What is asked:
Leave out the images; return the rest of the data exactly.

Source material:

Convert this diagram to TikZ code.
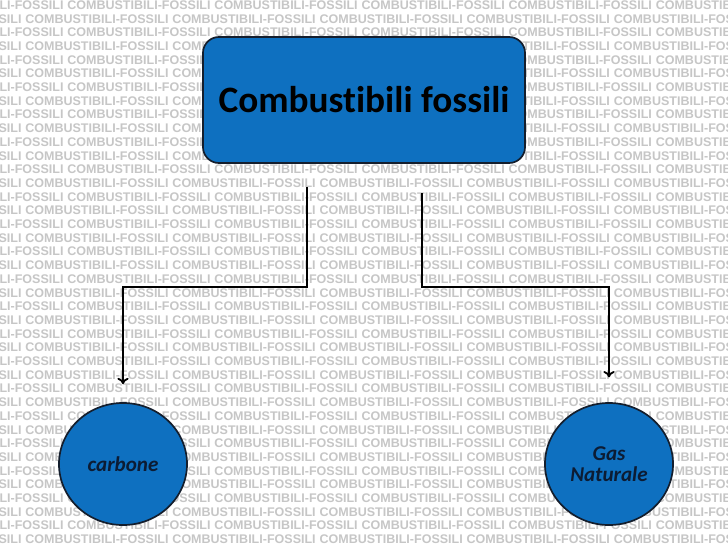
\documentclass[tikz,border=0pt]{standalone}
\usepackage{fontspec}
\setmainfont{Carlito}[Ligatures=NoCommon]
\newfontfamily\bgfont{Liberation Sans}
\usetikzlibrary{shapes.geometric,arrows.meta}

\definecolor{boxblue}{RGB}{14,112,192}
\definecolor{edgedark}{RGB}{20,30,45}
\definecolor{textnavy}{RGB}{12,28,52}
\definecolor{patterngray}{RGB}{198,198,198}

% una riga del motivo di sfondo
\newcommand{\bgword}{\makebox[104.6pt][l]{COMBUSTIBILI-FOSSILI}}
\newcommand{\bgrow}{\bgword\bgword\bgword\bgword\bgword\bgword\bgword}

\begin{document}
\begin{tikzpicture}[x=0.025cm,y=-0.025cm,
  titlebox/.style={draw=edgedark, line width=1.2pt, fill=boxblue, rounded corners=0.4cm,
    minimum width=8.05cm, minimum height=3.15cm, text=black,
    font=\fontsize{26.5}{30}\selectfont\bfseries},
  bubble/.style={ellipse, draw=edgedark, line width=1.2pt, fill=boxblue,
    minimum width=3.2cm, minimum height=3.05cm, inner sep=0pt, align=center,
    text=textnavy, font=\fontsize{15}{15}\selectfont\bfseries\itshape},
  conn/.style={line width=1.3pt, -{To[length=4.5pt,width=8pt]}},
  bgtext/.style={anchor=west, inner sep=0pt, text=patterngray,
    font=\bgfont\fontsize{8.9}{10}\selectfont\bfseries}]

\useasboundingbox (0,0) rectangle (728,546);

% Motivo di sfondo
\begin{scope}
\clip (0,0) rectangle (728,546);
\fill[white] (0,0) rectangle (728,546);
\foreach \r in {0,...,39}{
  \pgfmathsetmacro{\xs}{mod(\r,2)==0 ? -80 : -122}
  \node[bgtext] (bg\r) at (\xs,5+13.7*\r) {\bgrow};
}
\end{scope}

% Nodi
\node[titlebox] (fossili) at (364,100) {Combustibili fossili};
\node[bubble] (carbone) at (123,464) {carbone};
\node[bubble] (gas) at (609,464) {Gas\\Naturale};

% Collegamenti
\coordinate (lstart) at (307,187);
\coordinate (rstart) at (422,193);
\coordinate (split) at (0,287);
\draw[conn, shorten >=0.45cm] (lstart) -- (lstart |- split) -| (carbone.north);
\draw[conn, shorten >=0.62cm] (rstart) -- (rstart |- split) -| (gas.north);

\end{tikzpicture}
\end{document}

Finished exercise:
Convert this diagram to TikZ code.
\documentclass[tikz,border=0pt]{standalone}
\usepackage{fontspec}
\setmainfont{Carlito}[Ligatures=NoCommon]
\newfontfamily\bgfont{Liberation Sans}
\usetikzlibrary{shapes.geometric,arrows.meta}

\definecolor{boxblue}{RGB}{14,112,192}
\definecolor{edgedark}{RGB}{20,30,45}
\definecolor{textnavy}{RGB}{12,28,52}
\definecolor{patterngray}{RGB}{198,198,198}

% una riga del motivo di sfondo
\newcommand{\bgword}{\makebox[104.6pt][l]{COMBUSTIBILI-FOSSILI}}
\newcommand{\bgrow}{\bgword\bgword\bgword\bgword\bgword\bgword\bgword}

\begin{document}
\begin{tikzpicture}[x=0.025cm,y=-0.025cm,
  titlebox/.style={draw=edgedark, line width=1.2pt, fill=boxblue, rounded corners=0.4cm,
    minimum width=8.05cm, minimum height=3.15cm, text=black,
    font=\fontsize{26.5}{30}\selectfont\bfseries},
  bubble/.style={ellipse, draw=edgedark, line width=1.2pt, fill=boxblue,
    minimum width=3.2cm, minimum height=3.05cm, inner sep=0pt, align=center,
    text=textnavy, font=\fontsize{15}{15}\selectfont\bfseries\itshape},
  conn/.style={line width=1.3pt, -{To[length=4.5pt,width=8pt]}},
  bgtext/.style={anchor=west, inner sep=0pt, text=patterngray,
    font=\bgfont\fontsize{8.9}{10}\selectfont\bfseries}]

\useasboundingbox (0,0) rectangle (728,546);

% Motivo di sfondo
\begin{scope}
\clip (0,0) rectangle (728,546);
\fill[white] (0,0) rectangle (728,546);
\foreach \r in {0,...,39}{
  \pgfmathsetmacro{\xs}{mod(\r,2)==0 ? -80 : -122}
  \node[bgtext] (bg\r) at (\xs,5+13.7*\r) {\bgrow};
}
\end{scope}

% Nodi
\node[titlebox] (fossili) at (364,100) {Combustibili fossili};
\node[bubble] (carbone) at (123,464) {carbone};
\node[bubble] (gas) at (609,464) {Gas\\Naturale};

% Collegamenti
\coordinate (lstart) at (307,187);
\coordinate (rstart) at (422,193);
\coordinate (split) at (0,287);
\draw[conn, shorten >=0.45cm] (lstart) -- (lstart |- split) -| (carbone.north);
\draw[conn, shorten >=0.62cm] (rstart) -- (rstart |- split) -| (gas.north);

\end{tikzpicture}
\end{document}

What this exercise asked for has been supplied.